Buddha Boy to fight for animal rights
KATHMANDU: Ahead of the world’s largest animal sacrifice, the Buddha Boy, who came to limelight for Buddha-like meditation in the jungle for months allegedly without water and food, has vowed to stop mass killings of animals and birds at the Gadhimai Mela in Bariyapur VDC-1 in November. But the Gadhimai Management Committee is bent on slaughtering the animals as per the historic tradition to appease the deity. The sacrifice is scheduled for November 24 and 25 in Bara district.
The organisers plan to slaughter at least 200,000 animals — including 60,000 buffaloes and 140,000 rats, goats, ducks, roosters and pigeons in the two-day-long Mela.
The atypical Mela has drawn the ire of animal rights activists and those spearheading a movement for non-violence. As plans go, the organisers plan to kill such a huge number of animals, in the two days, saying that such sacrifices will appease their local deity.
The locals go by legend to believe that animal sacrifice helps them get rid of desires, anger and stupidity. They believe that they are invoking goddess Gadhimai to liberate them from sins. But, Geshe Ngima Tamang, coordinator of the Namo Buddha Tapoban Conservation and Promotion Committee does not believe in the sacrifice as liberating one from the sins. “Instead, the murder, violence and animal sacrifice will only jeopardise peace process in the country,” he argues.
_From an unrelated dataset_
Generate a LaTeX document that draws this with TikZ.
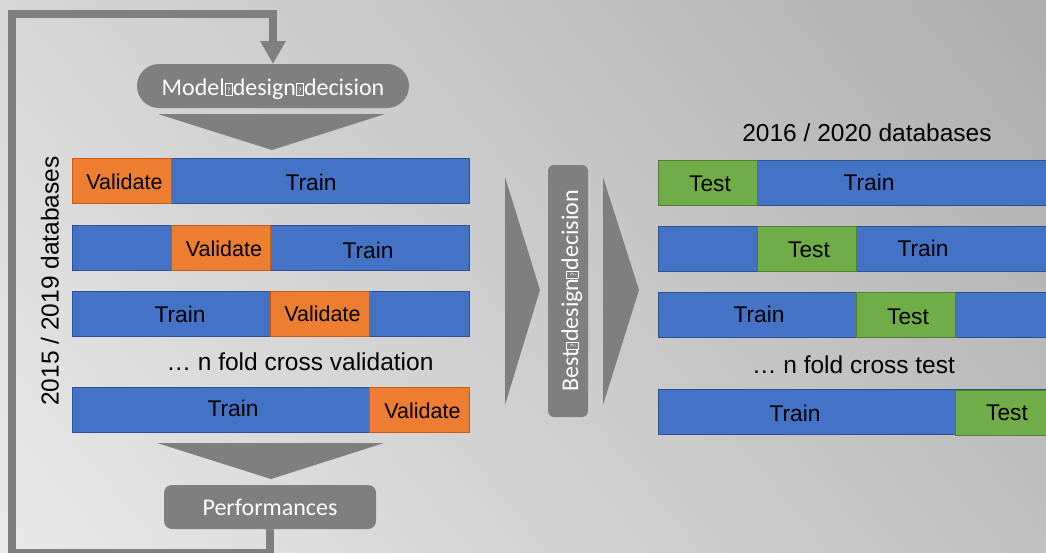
\documentclass[tikz,border=0pt]{standalone}
\usepackage{fontspec}
\setmainfont{Liberation Sans}
\newfontfamily\calib{Carlito}
\usetikzlibrary{arrows.meta}

\definecolor{shapegray}{HTML}{7F7F7F}
\definecolor{trainblue}{HTML}{4472C4}
\definecolor{trainedge}{HTML}{2F528F}
\definecolor{valorange}{HTML}{ED7D31}
\definecolor{valedge}{HTML}{C55A11}
\definecolor{testgreen}{HTML}{70AD47}
\definecolor{testedge}{HTML}{507E32}

% placeholder glyph box standing in for the missing separator character
\newcommand\tofu{{\setlength{\fboxsep}{0pt}\setlength{\fboxrule}{0.7pt}%
  \fbox{\makebox[6.5pt]{\rule{0pt}{11.5pt}\raisebox{2pt}{\fontsize{8}{8}\selectfont ?}}}}}

\begin{document}
\begin{tikzpicture}[x=1pt,y=-1pt,
  seg/.style={draw, line width=1pt, inner sep=0pt, outer sep=0pt,
    anchor=north west, minimum height=45.5pt},
  trainseg/.style={seg, fill=trainblue, draw=trainedge},
  valseg/.style={seg, fill=valorange, draw=valedge},
  testseg/.style={seg, fill=testgreen, draw=testedge},
  bartext/.style={anchor=base, inner sep=0pt, font=\fontsize{22.7}{27}\selectfont},
  valtext/.style={anchor=base, inner sep=0pt, font=\fontsize{21.5}{26}\selectfont},
  caption/.style={anchor=base, inner sep=0pt, font=\fontsize{24.5}{29}\selectfont},
  graybox/.style={fill=shapegray, text=white, inner sep=0pt, outer sep=0pt,
    font=\calib\fontsize{24}{29}\selectfont},
  looppath/.style={draw=shapegray, line width=8pt},
  chevron/.style={fill=shapegray},
]

% background: linear gray gradient, lighter towards the lower left
\begin{scope}
\clip (0,0) rectangle (1046,552);
\foreach \k in {0,...,118} {
  \pgfmathsetmacro\sa{-41+0.5*\k}
  \pgfmathsetmacro\sb{\sa+0.8}
  \pgfmathtruncatemacro\gv{round(215+\sa+0.25)}
  \fill[fill={rgb,255:red,\gv;green,\gv;blue,\gv}]
    (0,{\sa/0.0326}) -- (1046,{(\sa+41)/0.0326}) -- (1046,{(\sb+41)/0.0326}) -- (0,{\sb/0.0326}) -- cycle;
}
\end{scope}
\useasboundingbox (0,0) rectangle (1046,552);

% ---------- left: cross validation folds ----------
\node[trainseg, minimum width=397pt] (l1t) at (72,158) {};
\node[valseg, minimum width=99.25pt] (l1v) at (72,158) {};
\node[valtext] (l1vt) at (124.5,189.5) {Validate};
\node[bartext] (l1tt) at (311,190.5) {Train};

\node[trainseg, minimum width=397pt] (l2t) at (72,225) {};
\node[valseg, minimum width=99.25pt] (l2v) at (171.25,225) {};
\node[valtext] (l2vt) at (224,256) {Validate};
\node[bartext] (l2tt) at (368,258) {Train};

\node[trainseg, minimum width=397pt] (l3t) at (72,291) {};
\node[valseg, minimum width=99.25pt] (l3v) at (270.5,291) {};
\node[bartext] (l3tt) at (180,322.7) {Train};
\node[valtext] (l3vt) at (322.5,321.7) {Validate};

\node[caption] (lfold) at (300,370.7) {… n fold cross validation};

\node[trainseg, minimum width=397pt] (l4t) at (72,387) {};
\node[valseg, minimum width=99.25pt] (l4v) at (369.75,387) {};
\node[bartext] (l4tt) at (233,416.7) {Train};
\node[valtext] (l4vt) at (422.5,418.3) {Validate};

\node[caption, rotate=90] (ldb) at (58.5,281) {2015 / 2019 databases};

% ---------- right: cross test folds ----------
\node[caption] (rdb) at (867,141.7) {2016 / 2020 databases};

\node[trainseg, minimum width=397pt] (r1t) at (658,160) {};
\node[testseg, minimum width=99.25pt] (r1s) at (658,160) {};
\node[bartext] (r1st) at (710,191.7) {Test};
\node[bartext] (r1tt) at (869,190) {Train};

\node[trainseg, minimum width=397pt] (r2t) at (658,226) {};
\node[testseg, minimum width=99.25pt] (r2s) at (757.25,226) {};
\node[bartext] (r2st) at (809,257.3) {Test};
\node[bartext] (r2tt) at (923,256.7) {Train};

\node[trainseg, minimum width=397pt] (r3t) at (658,292) {};
\node[testseg, minimum width=99.25pt] (r3s) at (856.5,292) {};
\node[bartext] (r3tt) at (759,322.7) {Train};
\node[bartext] (r3st) at (908,324.3) {Test};

\node[caption] (rfold) at (853.5,373.3) {… n fold cross test};

\node[trainseg, minimum width=397pt] (r4t) at (658,389) {};
\node[testseg, minimum width=99.25pt] (r4s) at (955.75,390) {};
\node[bartext] (r4tt) at (795,421.7) {Train};
\node[bartext] (r4st) at (1007,420.7) {Test};

% ---------- gray flow shapes ----------
\node[graybox, rounded corners=22pt, minimum width=272pt, minimum height=44pt,
  text height=18pt, text depth=0pt] (model) at (273,86) {Model\tofu design\tofu decision};
\fill[chevron] (158,114) -- (385,114) -- (272,150) -- cycle;

\fill[chevron] (157,443) -- (384,443) -- (271,479) -- cycle;
\node[graybox, rounded corners=8pt, minimum width=212pt, minimum height=44pt,
  text height=16pt, text depth=0pt] (perf) at (270,507) {Performances};

\fill[chevron] (505,177) -- (540,290) -- (505,405) -- cycle;
\node[graybox, rounded corners=6pt, rotate=90, minimum width=252pt, minimum height=40pt,
  text height=20pt, text depth=0pt] (best) at (568,291) {Best\tofu design\tofu decision};
\fill[chevron] (603,177) -- (639,290) -- (603,405) -- cycle;

% ---------- feedback loop ----------
\coordinate (loopb) at (270,552.5);
\coordinate (loopbl) at (12,552.5);
\coordinate (looptl) at (12,14);
\coordinate (looptr) at (273,14);
\draw[looppath, -{Triangle[width=24pt,length=23pt]}]
  (perf.south) -- (loopb) -- (loopbl) -- (looptl) -- (looptr) -- (model.north);

\end{tikzpicture}
\end{document}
“The belief that the divine blessings can be achieved through animal sacrifice is a mirage. It goes against the very fact that all living beings are a creation of the god,” he argues, appealing all to refrain from killings or harming the animals.
Tamang said the Buddha Boy, whose official name is Palden
Dorje Tamang Rinpochhe,
would take on Gadhimai Temple beginning November 30 in his bid to stop the killings.
In a recent interview with mediapersons, Bomjan had said that the goddess represented mother of all living beings, including those animals and would never be pleased with the sacrifice of her own children. “Human beings have turned brutal by offering animal sacrifice to the goddesses. This practice must be stopped now,” he said.
Geshe Ngima, meanwhile, urged the devotees to offer posy, fruits and vegetables, incense sticks, tika, sweets and coconuts instead of animals and their blood to appease the goddess and help restore peace in the country. “The sacrifice will start with the offering of five different animals: pig, buffalo, goat, rodent, rooster and pigeon followed by rituals as vedic tradition,” informed a committee member in Bara.
According to Shyam Tamang, general secretary of Nepal Tamang National Federation, the government has released a subsidy budget of Rs 4.2 million.
“It’s high time to stop such an excess of cruelty against our friends,” said Anil Bajracharya, animal rights campaigner and manager of the Kathmandu Animal Treatment Centre. Psychiatrists have long warned of metal trauma being inflicted on the local slaughterers and the spectators by brutal and haphazard animal slaughter on a mass scale.